Captain John Leyland Feilden caused plenty of gossip and no doubt some fanciful rumours at the end of the 19th century. He lived at Rampyndene House and when his wife died in 1887 he refused to communicate with the rector, with whom he had fallen out. Instead he had her body embalmed and put in a small mausoleum in the garden. The Captain left the remains of his wife behind when he moved to the West Country and it was left to Henry Wemyss Feilden, when he moved into Rampyndene, to have the body removed and interred in the churchyard.

The churchyard seems to have been rather a jolly sort of place a century or so ago, although in 1833 it was with shock that the Rev Horsefield noted that it was converted into a scene of youthful gaiety’, and that games of every description were being played among the tombstones.

When it came to having a good time it was the blacksmiths who surpassed the other village tradesmen.
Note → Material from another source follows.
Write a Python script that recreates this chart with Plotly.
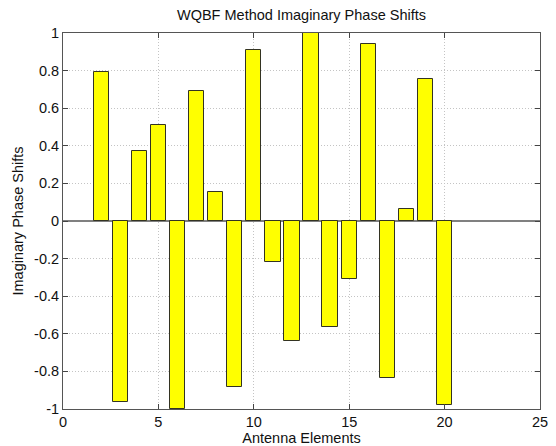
import plotly.graph_objects as go

elements = list(range(2, 21))
imag_shifts = [0.795, -0.965, 0.372, 0.513, -1.0, 0.692, 0.156, -0.882, 0.907,
               -0.22, -0.64, 1.0, -0.565, -0.31, 0.943, -0.835, 0.066, 0.754, -0.977]

y_tickvals = [1, 0.8, 0.6, 0.4, 0.2, 0, -0.2, -0.4, -0.6, -0.8, -1]
y_ticktext = ["1", "0.8", "0.6", "0.4", "0.2", "0", "-0.2", "-0.4", "-0.6", "-0.8", "-1"]
x_tickvals = [0, 5, 10, 15, 20, 25]

title_text = "WQBF Method Imaginary Phase Shifts"
x_title = "Antenna Elements"
y_title = "Imaginary Phase Shifts"

FONT = "Liberation Sans, Arial, sans-serif"
FS = 14.5

fig = go.Figure()
fig.add_trace(go.Bar(
    x=elements, y=imag_shifts, width=0.8,
    marker=dict(color="#ffff00", line=dict(color="#333322", width=1)),
    showlegend=False,
))

fig.update_layout(
    width=556, height=446,
    margin=dict(l=63, r=16, t=33, b=37),
    paper_bgcolor="white", plot_bgcolor="white",
    font=dict(family=FONT, size=FS, color="#111111"),
    title=dict(text=title_text, x=0.5, xref="paper", xanchor="center",
               y=1 - 15 / 446, yref="container", yanchor="middle",
               font=dict(size=FS, family=FONT, color="#111111")),
    bargap=0,
)

fig.update_xaxes(
    range=[0, 25], tickvals=x_tickvals, ticktext=[str(v) for v in x_tickvals],
    ticks="inside", ticklen=5, tickcolor="#444444",
    showline=True, linecolor="#555555", linewidth=1, mirror="ticks",
    showgrid=True, gridcolor="#c4c4c4", griddash="1px,2px", gridwidth=1,
    zeroline=False, automargin=False,
    title=dict(text=x_title, standoff=1, font=dict(size=FS)),
    tickfont=dict(size=FS),
)
fig.update_yaxes(
    range=[-1, 1], tickvals=y_tickvals, ticktext=y_ticktext,
    ticks="inside", ticklen=5, tickcolor="#444444",
    showline=True, linecolor="#555555", linewidth=1, mirror="ticks",
    showgrid=True, gridcolor="#c4c4c4", griddash="1px,2px", gridwidth=1,
    zeroline=True, zerolinecolor="#808080", zerolinewidth=1.5,
    automargin=False,
    title=dict(text=y_title, standoff=7, font=dict(size=FS)),
    tickfont=dict(size=FS),
    ticklabelstandoff=0,
)

fig.write_html("out.html")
Their big occasion was St Clement’s Day (23 November) when the anvils were fired with a loud explosion and at least a half-holiday was kept to commemorate their patron saint. In the evening there was a *Way-Goose’, not a goose at all but a slap-up meal of roast pork with sage and onions, which all the village blacksmiths would attend. There used to be four here at the turn of the century, so presumably they let in a few outsiders to make a party of it.

A life-size dummy of Old Clem, stuffed with straw and complete with wig, beard and large clay pipe, was set up over the door of the inn to keep guard while the dinner was in progress. The oldest blacksmith present would start the proceedings with a toast to Vulcan, father of all smiths:

‘Here’s to Vulcan, as bold as a lion A large shop and no iron A big hearth and no coal And a large pair of bellowses full of holes’
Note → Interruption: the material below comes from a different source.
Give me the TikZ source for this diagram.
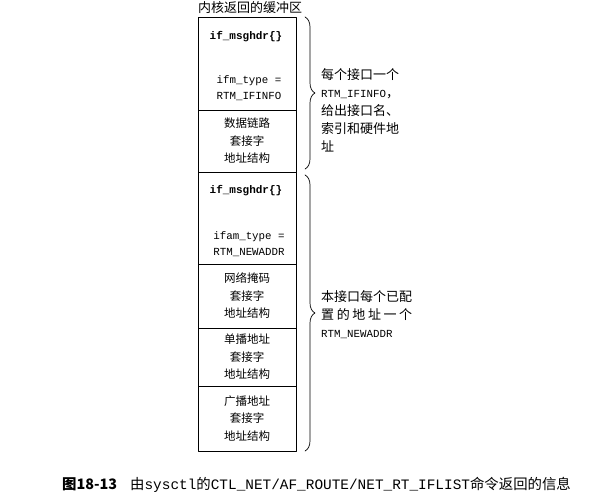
\documentclass[tikz,border=0pt]{standalone}
\usepackage{fontspec}
\newfontfamily\cjk{Noto Sans CJK SC}
\setmonofont{Liberation Mono}
\usetikzlibrary{positioning}
\usetikzlibrary{decorations.pathreplacing}

\begin{document}
\begin{tikzpicture}[x=1pt,y=-1pt,line cap=round,line join=round,
  blk/.style={draw, line width=0.7pt, minimum width=98pt, minimum height=#1,
    inner sep=0pt, outer sep=0pt, align=center,
    font=\cjk\fontsize{11.5}{17.5}\selectfont},
  hdr/.style={font=\ttfamily\bfseries\fontsize{11}{13}\selectfont, inner sep=0pt},
  code/.style={font=\ttfamily\fontsize{10.8}{16}\selectfont, align=center, inner sep=0pt},
  side/.style={font=\cjk\fontsize{13}{18}\selectfont, align=left, anchor=west, inner sep=0pt},
  brc/.style={decorate, decoration={brace, amplitude=10pt}, line width=0.7pt}]
\useasboundingbox (0,0) rectangle (598,497);

% buffer blocks
\node[blk=93pt, anchor=north] (hdrA) at (247,17) {};
\node[blk=62pt, below=0pt of hdrA] (dlink) {数据链路\\套接字\\地址结构};
\node[blk=92pt, below=0pt of dlink] (hdrB) {};
\node[blk=64pt, below=0pt of hdrB] (nmask) {网络掩码\\套接字\\地址结构};
\node[blk=58pt, below=0pt of nmask] (ucast) {单播地址\\套接字\\地址结构};
\node[blk=65pt, below=0pt of ucast] (bcast) {广播地址\\套接字\\地址结构};

% texts inside the header blocks
\node[hdr] (nameA) at (246,37) {if\_msghdr\{\}};
\node[code] (typeA) at (249,88) {ifm\_type =\\RTM\_IFINFO};
\node[hdr] (nameB) at (246,191) {if\_msghdr\{\}};
\node[code] (typeB) at (249,244) {ifam\_type =\\RTM\_NEWADDR};

% title
\node[anchor=south west, inner sep=0pt, font=\cjk\fontsize{13}{14}\selectfont]
  (title) at ([yshift=3pt]hdrA.north west) {内核返回的缓冲区};

% braces
\draw[brc] ([xshift=9pt]hdrA.north east) -- ([xshift=9pt,yshift=3pt]dlink.south east);
\draw[brc] ([xshift=9pt,yshift=-3pt]hdrB.north east) -- ([xshift=9pt]bcast.south east);

% side notes
\node[side] (noteA) at (321,110) {每个接口一个\\
  {\ttfamily\fontsize{10.8}{18}\selectfont RTM\_IFINFO}，\\
  给出接口名、\\索引和硬件地\\址};
\node[side] (noteB) at (321,315) {本接口每个已配\\
  \makebox[7em][s]{置\hfill 的\hfill 地\hfill 址\hfill 一\hfill 个}\\
  {\ttfamily\fontsize{10.8}{18}\selectfont RTM\_NEWADDR}};

% caption
\node[anchor=west, inner sep=0pt, font=\cjk\fontsize{14.4}{16}\selectfont] (caption) at (62,485)
  {{\bfseries 图18-13}\hspace{13pt}由\texttt{sysctl}的\texttt{CTL\_NET/AF\_ROUTE/NET\_RT\_IFLIST}命令返回的信息};
\end{tikzpicture}
\end{document}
This was followed by singing and then the men refilled their glasses for the curious toast:

“True hearts and sound bottoms, Checked shirts and leather aprons.”

The blacksmith returned to Burwash in 1985 after a break of nearly half-a-century when David Hedges set up business in the village. He had served a seven-year apprenticeship, learning all the aspects of the ancient craft, before spending 18 years in the police force. He had always wanted to return to being a blacksmith: ‘Here at the end of the day I can see what I have achieved and know that the things I’ve made will probably last 200 odd years. That is a very nice feeling.’ Job satisfaction that must be the envy of many. One of the more curious tales of recent years concerns the historic house that got lost.

The 15th century Wealden hall house that was Burwash’s original rectory was replaced in 1711 by Glebe House, built by a rich rector, the Rev George Jordan, to the east of the churchyard. The old rectory was sold by a later incumbent, the Rev William Curteis, so he could reimburse himself for paying the land tax on it. Over the years the house slid down the social scale to become four tenements, known as Portland Cottages, and in 1968 Battle Rural District Council bought the site for redevelopment.

When the old rectory was being stripped for demolition its architectural importance was realised and it was given to the Landmark Trust for re-erection on a site near Crawley. The timbers, all carefully photographed and numbered by members of the Robertsbridge and District Archaeological Society, were sent to a barn at Slaugham for temporary storage. And that is the last anyone has seen of Burwash Rectory.

The Landmark Trust has no knowledge of it, neither has East Sussex County Council, Rother District Council nor the Weald and Downland Open Air Museum, which has rebuilt some 40 historic buildings rescued from destruction on a 40acre site at Singleton, and has more in store. Burwash Rectory is not among them.

There was a story current in the late 1970s that Burwash Rectory was going to be re-erected at Cranbrook. David Martin of the Rape of Hastings Architectural Survey vaguely remembers a request from a director of a firm of kitchen equipment suppliers in Tunbridge Wells for photographs of the building that were taken as it was being dismantled. There were about 200 of them, and some plans, which were all bought and paid for,’ he said.

But the rectory is not in Cranbrook and the Portland cottages site in the High Street is now occupied by Old Rectory Court, a two storey weatherboarded block of old people’s flats.